Dicen que el distraído animal, al igual que los demás hermanos de su grupo, pasaba todos los días por aquel pozo sin brocal, pero se las ingeniaba de tal manera que, aunque el hoyo estaba desprovisto de tapa, sorteaba el peligro de caerse. Se iba por aquí, por allá, colándose con una calma fenomenal entre las piedras, la yerba fresca y los pantanos.
A su dueño, un campesino bonachón de casi dos metros de alto, con una barriga de proporciones tan descomunales que, por el propio efecto de la gravedad, lo inclinaba por completo hacia delante, nada lo recreaba más que alimentarlo y verlo caminar pacientemente, junto a los demás miembros de su manada, de un extremo a otro del campo.
Vale aclarar que no había predilección alguna por él. Lo atendían como a todos, era igualito a los demás: adormecido, moquillento, lento hasta el cansancio, y con el rumbo casi siempre perdido de tan descuidado. Guanajo al fin, no era nada jíbaro; con unos granos de maíz y algo más que le tiraran, caía enseguida a los pies de aquel guajiro patrón.
El poseedor de la cría era una gente chévere, al que le gustaba compartir con sus amigos chistes de asombros, apariciones y hazañas increíbles, como si la exageración lo alimentara, o él fuera una especie de doble de Juan Candela, el popular personaje de nuestro Cuentero Mayor, Onelio Jorge Cardoso.
El buen paisano era atento a más no poder, conversador hasta el empalagamiento… y enamorado, que no había mujer a la que no piropeara con su manera tan espontánea. Eso sí, Juan Ramón, como se llamaba, se autoproclamaba un hombre reservado, de mente clara, y de una exigencia grande consigo mismo a la hora de cuidar «lo suyo», algo que, traducido sin muchos eufemismos, conforma la apretada filosofía del tacaño.

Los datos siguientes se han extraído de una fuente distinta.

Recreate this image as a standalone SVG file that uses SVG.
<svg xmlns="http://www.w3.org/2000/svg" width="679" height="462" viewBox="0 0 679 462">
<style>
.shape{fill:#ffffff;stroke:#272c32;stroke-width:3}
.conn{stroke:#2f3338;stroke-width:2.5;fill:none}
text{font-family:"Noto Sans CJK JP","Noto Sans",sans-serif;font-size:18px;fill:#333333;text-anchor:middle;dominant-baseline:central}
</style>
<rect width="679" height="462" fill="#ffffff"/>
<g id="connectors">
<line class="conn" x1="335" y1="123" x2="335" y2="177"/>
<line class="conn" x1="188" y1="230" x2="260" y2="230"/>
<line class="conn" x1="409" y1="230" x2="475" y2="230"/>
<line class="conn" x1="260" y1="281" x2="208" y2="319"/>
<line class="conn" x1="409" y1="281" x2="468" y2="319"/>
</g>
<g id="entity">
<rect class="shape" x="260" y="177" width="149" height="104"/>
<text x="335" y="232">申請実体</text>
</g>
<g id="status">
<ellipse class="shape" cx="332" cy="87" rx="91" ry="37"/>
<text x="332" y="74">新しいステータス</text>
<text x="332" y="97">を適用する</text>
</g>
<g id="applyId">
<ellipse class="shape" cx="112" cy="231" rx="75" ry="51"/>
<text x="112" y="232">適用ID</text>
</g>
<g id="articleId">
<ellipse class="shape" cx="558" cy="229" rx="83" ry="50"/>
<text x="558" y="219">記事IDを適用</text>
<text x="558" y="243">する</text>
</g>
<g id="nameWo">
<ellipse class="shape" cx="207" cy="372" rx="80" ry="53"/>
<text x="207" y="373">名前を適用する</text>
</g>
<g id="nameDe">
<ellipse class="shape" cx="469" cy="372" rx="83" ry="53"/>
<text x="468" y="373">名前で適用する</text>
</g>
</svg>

Resulta que una vez el simpático granjero se dispuso a cortejar a una fémina muy atractiva, aunque medio oportunista, a la que, en sus ponderaciones, se le ocurrió decirle que «por ella lo daría todo». Sin dejarlo terminar, la aparente enamorada le tomó la palabra y enseguida ripostó: «No te preocupes, mi amor, solo quiero que me regales un guanajo de los de tu cría para llevárselo a mi familia».

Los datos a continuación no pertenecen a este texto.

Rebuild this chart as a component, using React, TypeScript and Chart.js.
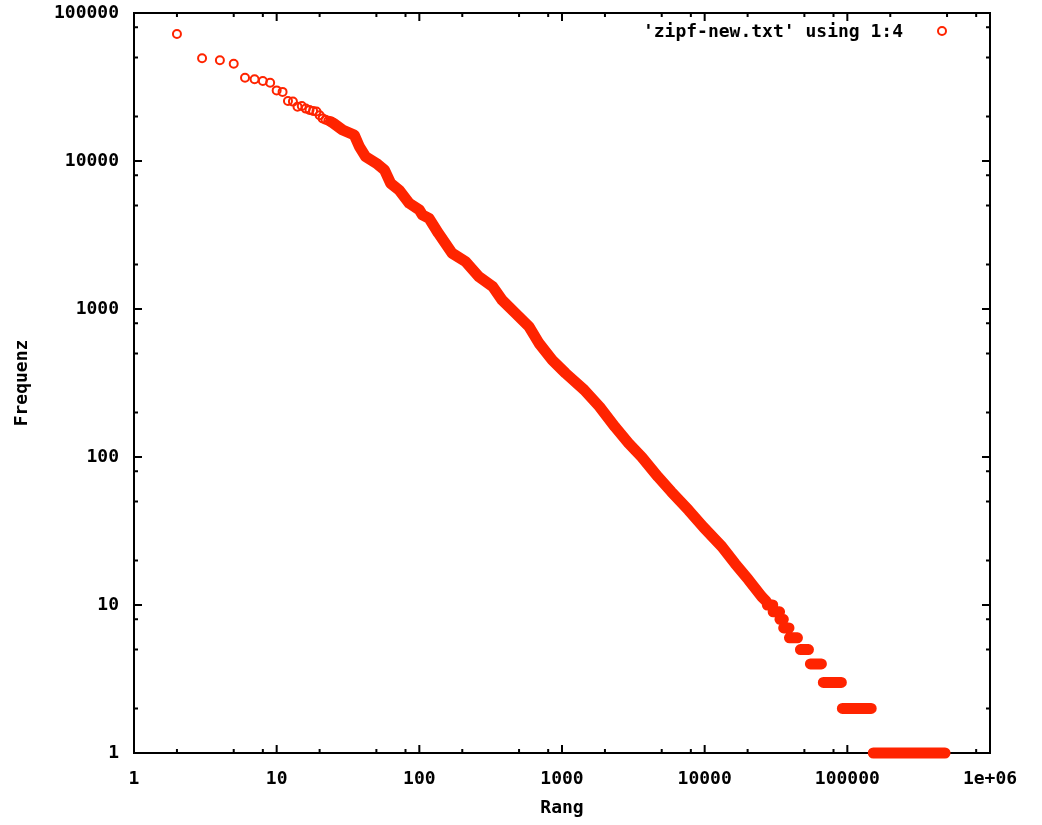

Aquel pedido retumbó al instante en la mente del guajiro como un bólido, hasta que, sin otra salida, asintió: «Bueno sí, está bien, si es lo que tú quieres...». Pero al poco rato, cuando los dos conversaban en el comedor de la casa, se oyó un estruendo grande en el patio, y alguien gritó: «Corre, Juan, corre, que se cayó un animal por el pozo pa’ abajo». Y no bien escuchó el llamado, rápido, sin todavía asomarse, se lamentó: «¡Qué mala suerte la tuya, mi vida, el guanajo que yo te iba a regalar fue el que se cayó!».
Hay que ver cómo funcionan las asociaciones. Después de reírme con este episodio indiscutiblemente jocoso de puro criollismo, se me ocurrió extrapolar la moraleja de tan singular historia a algunos escenarios de nuestras realidades más próximas.
Abstraigámonos, por favor: ¿acaso cuando un cliente apenas es servido, sin atenciones que compensen su voluntad de recibir un trato al menos decoroso, no podría inferir que ha tenido la «suerte» de que le tiren «su animal» al suelo, según «la filosofía» de Juan Ramón? Desde luego, valdría preguntarse si, en este caso, merece hablarse de suerte o casualidad.
Salvando las distancias, ¿no es también una manera de «desplumar» el ave ante los ojos de todos la contradicción de que el trabajador, que pocas veces puede hacer la cola cuando sacan un producto, no alcance lo buscado y tenga que caer en manos del revendedor?
Hay muchas formas de que, sin demasiados miramientos, el guanajo toque el suelo; de igual modo, hay muchas formas de que nos lo tumben. Y verlo salpicando en lo último del pozo, incomoda y enoja tanto como al mismísimo Juan.